24. The contention of Mr. Singhvi so Far as applicability of Rule 14 is concerned, may be plausible and may require consideration in the proper forum of a suit or an appeal, if filed from the order of dismissal.

25. How ever, so far as Article 226 of the Constitution is concerned, undoubtedly and undisputedly jurisdiction is 'equitable and extra ordinary' & the reprehensible conduct of the petitioner, who was a Ticket Collector and who was supposed to check the tickets being on duty; of the passengers at the Railway Station, in abusing and misusing his official position and stooping down to the extent of converting retiring room of the Railway in a place of satisfying his sexual lust & acting like a 'sex hungry vulture' debars him from seeking equitable relief before this Court. I am of the opinion that this Court can certainly refuse to interfere in matters where the facts of the writ petition itself show that the conduct of the petitioner in relation to the facts of the case was reprehensible and debased To allow such persons to invoke Article 226 would be doing greatest disservice to the sacred object of the founding fathers of the Constitution for enacting Article 226 of the Constitution for providing equitable relief.
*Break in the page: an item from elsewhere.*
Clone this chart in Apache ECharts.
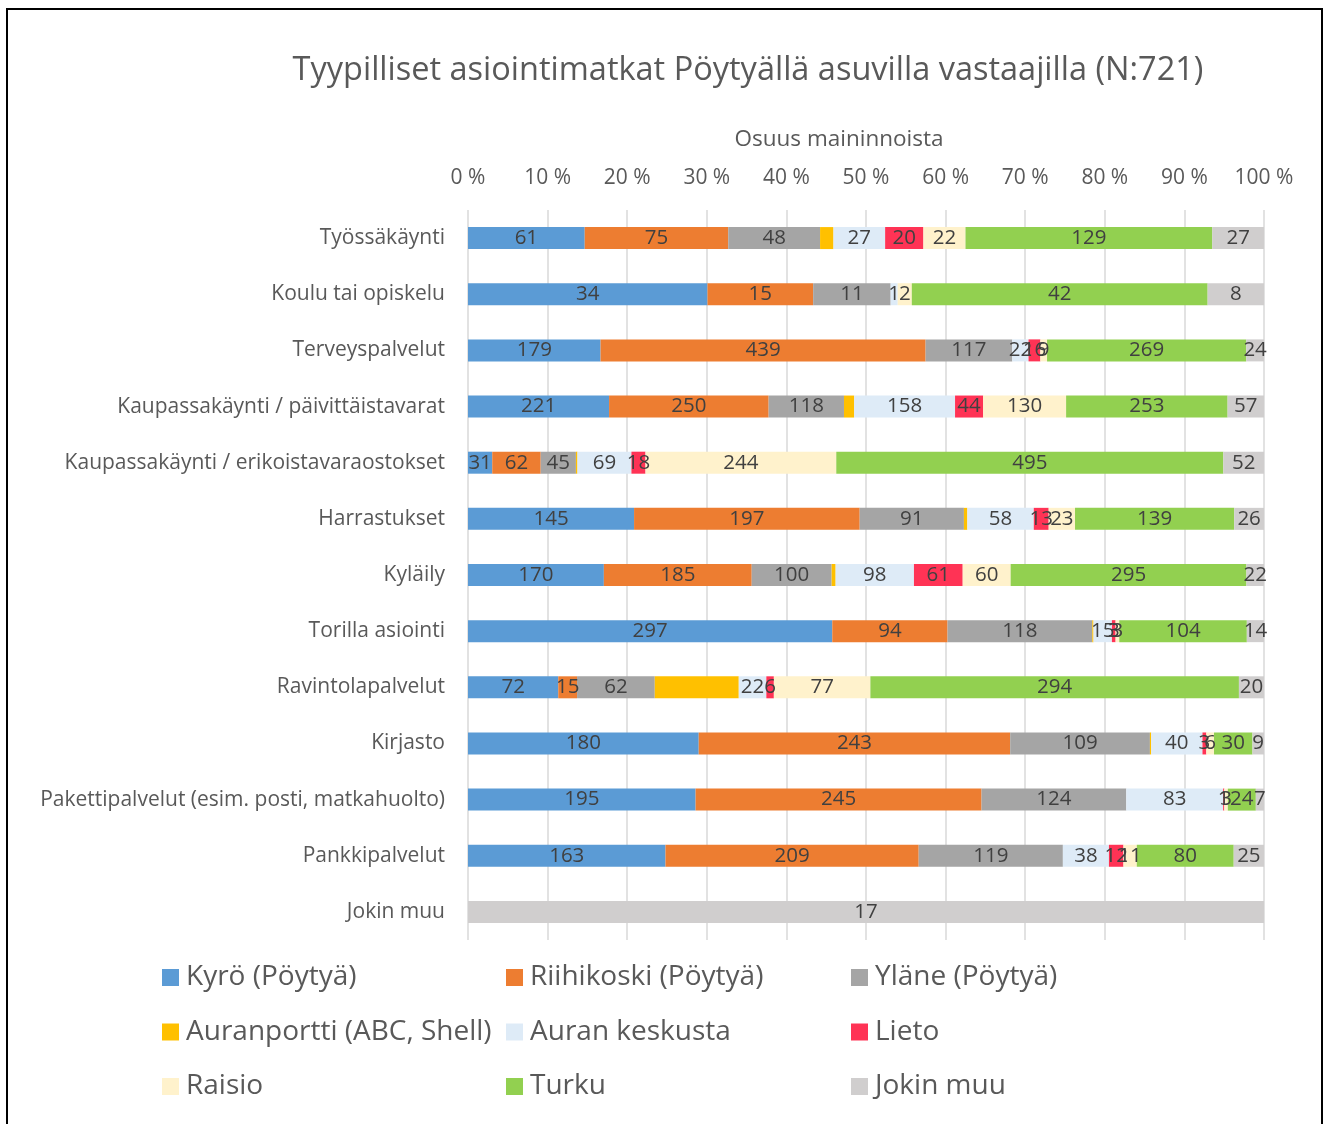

26. Before parting with this judgment, let me extract below, a few classical words of inspriration provided by Hon'ble the Chief Justice Gajendra Gadkar. In his speech on the subject, 'Law, Lawyers & Judges' in an inaugral address of centenary celebrations of the Advocates Association of Western India, at Bombay on October 12, 1963, while advocating for ethical school of law, his Lordship said, 'Every day before the proceedings commence when Judges and Lawyers bow before that seat of Justice, it is necessary that each one of us should remember that we discharge in the Court room it the sole on task of search of truth. Ethical considerations of the highest order cannot be eliminated from our courts, for in a sense, that work is the work of worship in the temples of justice.'

27. The writ application, therefore, deserves to be dismissed and is accordingly dismissed in limine.